▶ SHORT PROBLEM
Within the records below, reproduce without change the lines from the line that has "Output the web" through the line that has "const textColor = '#3c3c3c';", and only those.

** begin **

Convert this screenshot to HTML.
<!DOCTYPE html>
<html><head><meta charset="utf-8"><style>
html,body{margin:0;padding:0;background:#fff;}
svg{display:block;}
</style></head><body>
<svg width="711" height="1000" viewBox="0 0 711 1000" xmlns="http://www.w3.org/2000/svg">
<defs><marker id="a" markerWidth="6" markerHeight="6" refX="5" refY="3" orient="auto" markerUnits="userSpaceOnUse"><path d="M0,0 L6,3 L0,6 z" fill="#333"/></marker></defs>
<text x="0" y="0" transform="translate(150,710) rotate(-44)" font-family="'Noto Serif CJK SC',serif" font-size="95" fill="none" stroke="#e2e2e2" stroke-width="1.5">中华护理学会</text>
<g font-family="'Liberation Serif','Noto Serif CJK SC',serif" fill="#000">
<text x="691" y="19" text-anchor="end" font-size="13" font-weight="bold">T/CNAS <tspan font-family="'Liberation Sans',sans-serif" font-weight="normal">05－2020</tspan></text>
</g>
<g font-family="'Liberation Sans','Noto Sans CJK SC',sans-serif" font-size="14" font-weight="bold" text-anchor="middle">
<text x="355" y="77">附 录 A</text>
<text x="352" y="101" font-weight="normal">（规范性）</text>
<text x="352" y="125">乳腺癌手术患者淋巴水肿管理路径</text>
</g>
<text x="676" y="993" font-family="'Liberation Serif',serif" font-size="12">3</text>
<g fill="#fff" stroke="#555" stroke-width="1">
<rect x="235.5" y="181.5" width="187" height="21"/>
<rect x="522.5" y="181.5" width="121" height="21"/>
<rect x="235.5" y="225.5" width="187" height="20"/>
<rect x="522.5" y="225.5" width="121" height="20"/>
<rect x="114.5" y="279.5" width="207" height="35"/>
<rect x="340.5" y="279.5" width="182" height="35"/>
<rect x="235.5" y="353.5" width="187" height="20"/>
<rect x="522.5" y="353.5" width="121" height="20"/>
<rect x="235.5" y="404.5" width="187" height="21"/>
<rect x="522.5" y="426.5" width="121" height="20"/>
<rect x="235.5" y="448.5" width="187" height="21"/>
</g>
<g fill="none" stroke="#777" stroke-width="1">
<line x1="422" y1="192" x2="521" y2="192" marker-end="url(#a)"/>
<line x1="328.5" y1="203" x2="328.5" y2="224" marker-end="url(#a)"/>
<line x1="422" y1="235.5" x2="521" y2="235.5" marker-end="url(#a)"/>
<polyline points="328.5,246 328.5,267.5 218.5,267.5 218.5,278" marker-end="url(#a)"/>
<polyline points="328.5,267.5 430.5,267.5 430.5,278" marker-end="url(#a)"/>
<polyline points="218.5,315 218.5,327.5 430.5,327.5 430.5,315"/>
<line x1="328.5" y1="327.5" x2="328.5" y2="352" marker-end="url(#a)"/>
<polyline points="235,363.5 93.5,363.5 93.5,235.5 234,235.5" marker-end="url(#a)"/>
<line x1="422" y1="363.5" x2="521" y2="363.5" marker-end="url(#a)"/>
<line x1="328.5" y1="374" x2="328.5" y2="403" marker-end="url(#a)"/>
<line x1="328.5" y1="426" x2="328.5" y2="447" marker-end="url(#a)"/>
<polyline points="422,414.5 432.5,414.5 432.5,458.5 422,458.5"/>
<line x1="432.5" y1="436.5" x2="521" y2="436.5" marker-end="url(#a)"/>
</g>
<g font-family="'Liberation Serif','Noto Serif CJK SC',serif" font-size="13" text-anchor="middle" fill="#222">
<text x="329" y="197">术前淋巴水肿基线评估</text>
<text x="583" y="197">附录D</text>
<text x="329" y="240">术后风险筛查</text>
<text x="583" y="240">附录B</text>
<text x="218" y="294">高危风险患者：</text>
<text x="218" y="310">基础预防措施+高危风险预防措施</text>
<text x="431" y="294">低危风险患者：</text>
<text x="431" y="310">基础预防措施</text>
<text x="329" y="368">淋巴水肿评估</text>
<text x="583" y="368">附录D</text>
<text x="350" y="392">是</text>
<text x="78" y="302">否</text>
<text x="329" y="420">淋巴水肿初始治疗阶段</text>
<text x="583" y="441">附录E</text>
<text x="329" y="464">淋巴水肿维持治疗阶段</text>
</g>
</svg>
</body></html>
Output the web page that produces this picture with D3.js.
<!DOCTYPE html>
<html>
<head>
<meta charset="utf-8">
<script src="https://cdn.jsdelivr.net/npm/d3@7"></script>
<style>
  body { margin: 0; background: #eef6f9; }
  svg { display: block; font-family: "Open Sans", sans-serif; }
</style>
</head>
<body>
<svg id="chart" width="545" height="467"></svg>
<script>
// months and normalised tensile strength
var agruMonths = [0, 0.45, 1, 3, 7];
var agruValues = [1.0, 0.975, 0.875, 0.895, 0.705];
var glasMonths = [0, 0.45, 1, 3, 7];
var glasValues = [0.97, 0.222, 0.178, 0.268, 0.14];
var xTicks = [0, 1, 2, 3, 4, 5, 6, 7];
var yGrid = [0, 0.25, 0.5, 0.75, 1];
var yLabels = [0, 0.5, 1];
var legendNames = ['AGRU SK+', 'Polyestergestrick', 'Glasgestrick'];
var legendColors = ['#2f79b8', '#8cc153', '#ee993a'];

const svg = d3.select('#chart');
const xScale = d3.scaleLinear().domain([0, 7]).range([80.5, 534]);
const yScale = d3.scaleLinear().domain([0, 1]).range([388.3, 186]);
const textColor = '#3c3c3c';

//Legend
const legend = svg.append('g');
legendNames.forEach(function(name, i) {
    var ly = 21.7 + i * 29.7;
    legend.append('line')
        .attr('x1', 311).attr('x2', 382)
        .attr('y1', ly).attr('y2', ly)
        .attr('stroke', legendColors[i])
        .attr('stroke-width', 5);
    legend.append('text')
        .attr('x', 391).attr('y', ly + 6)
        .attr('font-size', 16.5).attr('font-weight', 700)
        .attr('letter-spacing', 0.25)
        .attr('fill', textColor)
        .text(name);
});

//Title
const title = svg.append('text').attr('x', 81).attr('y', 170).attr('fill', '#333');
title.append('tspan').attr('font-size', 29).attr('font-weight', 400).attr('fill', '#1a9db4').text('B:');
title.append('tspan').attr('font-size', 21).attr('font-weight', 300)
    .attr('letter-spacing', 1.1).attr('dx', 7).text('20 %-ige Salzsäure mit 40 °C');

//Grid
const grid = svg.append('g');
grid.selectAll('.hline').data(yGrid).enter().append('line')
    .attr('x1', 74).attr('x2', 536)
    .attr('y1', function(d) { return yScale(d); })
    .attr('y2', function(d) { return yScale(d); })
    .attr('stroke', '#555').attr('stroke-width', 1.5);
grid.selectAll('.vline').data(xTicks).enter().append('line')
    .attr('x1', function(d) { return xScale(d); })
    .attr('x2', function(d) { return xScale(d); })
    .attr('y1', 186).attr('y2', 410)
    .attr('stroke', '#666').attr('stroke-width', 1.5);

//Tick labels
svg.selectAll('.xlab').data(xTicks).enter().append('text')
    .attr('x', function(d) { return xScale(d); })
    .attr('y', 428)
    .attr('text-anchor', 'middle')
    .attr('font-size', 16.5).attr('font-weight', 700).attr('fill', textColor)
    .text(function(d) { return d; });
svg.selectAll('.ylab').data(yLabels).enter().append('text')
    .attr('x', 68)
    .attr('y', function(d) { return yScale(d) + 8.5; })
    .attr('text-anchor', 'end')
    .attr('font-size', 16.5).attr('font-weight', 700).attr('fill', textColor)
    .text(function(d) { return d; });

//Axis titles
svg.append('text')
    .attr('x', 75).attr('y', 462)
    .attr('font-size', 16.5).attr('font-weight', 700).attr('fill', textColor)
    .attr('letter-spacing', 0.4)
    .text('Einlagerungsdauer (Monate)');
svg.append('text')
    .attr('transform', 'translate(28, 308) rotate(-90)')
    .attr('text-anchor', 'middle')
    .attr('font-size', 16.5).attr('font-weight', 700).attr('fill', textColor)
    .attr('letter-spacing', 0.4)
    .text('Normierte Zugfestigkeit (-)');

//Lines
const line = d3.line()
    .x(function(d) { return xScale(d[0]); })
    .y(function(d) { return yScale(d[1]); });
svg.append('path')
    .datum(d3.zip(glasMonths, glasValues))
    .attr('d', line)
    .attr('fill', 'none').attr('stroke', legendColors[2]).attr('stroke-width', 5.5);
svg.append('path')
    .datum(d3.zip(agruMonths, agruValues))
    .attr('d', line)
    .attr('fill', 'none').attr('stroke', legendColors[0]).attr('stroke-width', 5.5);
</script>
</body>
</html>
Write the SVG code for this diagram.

** end **

▶ FINISHED EXERCISE
Output the web page that produces this picture with D3.js.
<!DOCTYPE html>
<html>
<head>
<meta charset="utf-8">
<script src="https://cdn.jsdelivr.net/npm/d3@7"></script>
<style>
  body { margin: 0; background: #eef6f9; }
  svg { display: block; font-family: "Open Sans", sans-serif; }
</style>
</head>
<body>
<svg id="chart" width="545" height="467"></svg>
<script>
// months and normalised tensile strength
var agruMonths = [0, 0.45, 1, 3, 7];
var agruValues = [1.0, 0.975, 0.875, 0.895, 0.705];
var glasMonths = [0, 0.45, 1, 3, 7];
var glasValues = [0.97, 0.222, 0.178, 0.268, 0.14];
var xTicks = [0, 1, 2, 3, 4, 5, 6, 7];
var yGrid = [0, 0.25, 0.5, 0.75, 1];
var yLabels = [0, 0.5, 1];
var legendNames = ['AGRU SK+', 'Polyestergestrick', 'Glasgestrick'];
var legendColors = ['#2f79b8', '#8cc153', '#ee993a'];

const svg = d3.select('#chart');
const xScale = d3.scaleLinear().domain([0, 7]).range([80.5, 534]);
const yScale = d3.scaleLinear().domain([0, 1]).range([388.3, 186]);
const textColor = '#3c3c3c';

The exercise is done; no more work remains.